Thanks for the informative and inspiring post! This is definitely cool, and I can imagine very useful.
However I do want to mention that the “recommended” flow these days isn’t to separate out a tool request in the way you have. Eg instead of asking an LLM to route a tool, extracting that, running the tool, passing output back to the LLM, etc. - you simply pass the tool definitions, prompt, structural output expectations, and let the LLM (and your caller library) manage the tool use loop.
That’s how these modern LLMs are trained in post-training, and so I suspect it’s likely you’ll get different (and potentially worse?) results in trying to subvert this with a small, local model.
It comes with all the downsides you mentioned to let the LLM do this, but is also more likely to be in-distribution, and it’s easier to compose multiple tool calls.
Anyway, thanks for sharing! I’d love to see evals on a task where it compares the result when an LLM is involved in tool selection versus when it is handed tool output only - if I’m wrong about quality degradation then there’s a lot to like about your local tool routing.
great point, appreciate the comment. totally agree with your framing, though i think there’s still a gap in how tool use is handled today.
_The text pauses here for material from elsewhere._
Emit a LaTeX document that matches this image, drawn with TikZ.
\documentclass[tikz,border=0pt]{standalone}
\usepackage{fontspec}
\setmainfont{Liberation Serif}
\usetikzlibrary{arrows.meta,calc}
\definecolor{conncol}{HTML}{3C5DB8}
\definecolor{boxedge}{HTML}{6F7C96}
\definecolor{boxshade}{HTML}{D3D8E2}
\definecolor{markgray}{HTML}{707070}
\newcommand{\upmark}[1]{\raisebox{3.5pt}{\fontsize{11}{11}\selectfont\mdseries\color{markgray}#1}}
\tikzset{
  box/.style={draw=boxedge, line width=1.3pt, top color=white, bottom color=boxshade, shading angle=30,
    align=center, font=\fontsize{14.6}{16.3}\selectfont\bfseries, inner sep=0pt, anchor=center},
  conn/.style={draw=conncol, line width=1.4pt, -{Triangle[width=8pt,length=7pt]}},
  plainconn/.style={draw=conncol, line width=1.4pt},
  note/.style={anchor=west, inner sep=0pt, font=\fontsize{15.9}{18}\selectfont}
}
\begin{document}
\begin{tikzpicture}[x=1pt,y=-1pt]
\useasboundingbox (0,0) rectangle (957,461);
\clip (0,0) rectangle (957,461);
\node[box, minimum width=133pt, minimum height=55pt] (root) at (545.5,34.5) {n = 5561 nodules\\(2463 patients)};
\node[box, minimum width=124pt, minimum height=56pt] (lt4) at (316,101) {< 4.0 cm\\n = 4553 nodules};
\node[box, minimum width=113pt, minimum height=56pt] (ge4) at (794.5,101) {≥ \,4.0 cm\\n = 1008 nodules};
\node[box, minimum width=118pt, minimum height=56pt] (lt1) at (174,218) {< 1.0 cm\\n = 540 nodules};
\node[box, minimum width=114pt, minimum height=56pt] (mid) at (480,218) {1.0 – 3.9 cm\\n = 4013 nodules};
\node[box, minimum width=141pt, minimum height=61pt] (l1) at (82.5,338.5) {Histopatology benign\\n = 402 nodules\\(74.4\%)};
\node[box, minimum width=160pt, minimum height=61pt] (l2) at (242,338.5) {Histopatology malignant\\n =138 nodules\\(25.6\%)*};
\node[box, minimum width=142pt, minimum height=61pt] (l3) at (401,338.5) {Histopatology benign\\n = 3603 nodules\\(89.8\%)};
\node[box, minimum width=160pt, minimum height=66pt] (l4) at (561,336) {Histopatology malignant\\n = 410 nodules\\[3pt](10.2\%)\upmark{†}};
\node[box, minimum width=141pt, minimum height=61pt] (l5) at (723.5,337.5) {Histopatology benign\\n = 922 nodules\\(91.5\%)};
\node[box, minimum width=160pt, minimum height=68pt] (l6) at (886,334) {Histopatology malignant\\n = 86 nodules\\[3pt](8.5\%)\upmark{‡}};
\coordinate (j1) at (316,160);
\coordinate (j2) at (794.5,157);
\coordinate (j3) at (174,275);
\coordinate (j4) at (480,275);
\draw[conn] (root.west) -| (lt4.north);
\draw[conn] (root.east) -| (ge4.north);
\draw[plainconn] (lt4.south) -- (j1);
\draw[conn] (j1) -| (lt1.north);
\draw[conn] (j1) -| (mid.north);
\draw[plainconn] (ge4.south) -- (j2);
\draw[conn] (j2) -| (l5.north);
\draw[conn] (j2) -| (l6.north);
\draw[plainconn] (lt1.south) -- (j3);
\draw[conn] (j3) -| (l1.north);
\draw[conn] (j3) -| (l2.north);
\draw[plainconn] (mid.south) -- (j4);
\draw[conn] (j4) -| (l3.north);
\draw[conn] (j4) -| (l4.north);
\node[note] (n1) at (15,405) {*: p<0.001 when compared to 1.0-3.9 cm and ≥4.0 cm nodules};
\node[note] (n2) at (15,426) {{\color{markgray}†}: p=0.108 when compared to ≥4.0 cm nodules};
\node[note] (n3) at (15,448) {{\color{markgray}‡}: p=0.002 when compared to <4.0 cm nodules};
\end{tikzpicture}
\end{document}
quick note: it doesn’t have to be an rnn. i’ve got a follow-up example coming that uses a transformer-style ToolController with self attention, more expressive routing, etc.
but here’s the thing — when you rely on few-shot bootstrapping the LLM, you never end up updating the model's priors. even after 100k tool calls, you’re still stuck in the same polluted context window and its all stateless.
this gets worse fast with more than 3–4 tool calls, especially when there’s branching logic (e.g., if api1 > 5, go left, else right).
what this approach offers is: backprop through tool calls. you can tune prompts and update priors across the full workflow, end to end. trying to develop this intuition a bit more, and would love feedback.
thanks for the suggestion on the eval — will post that comparison soon.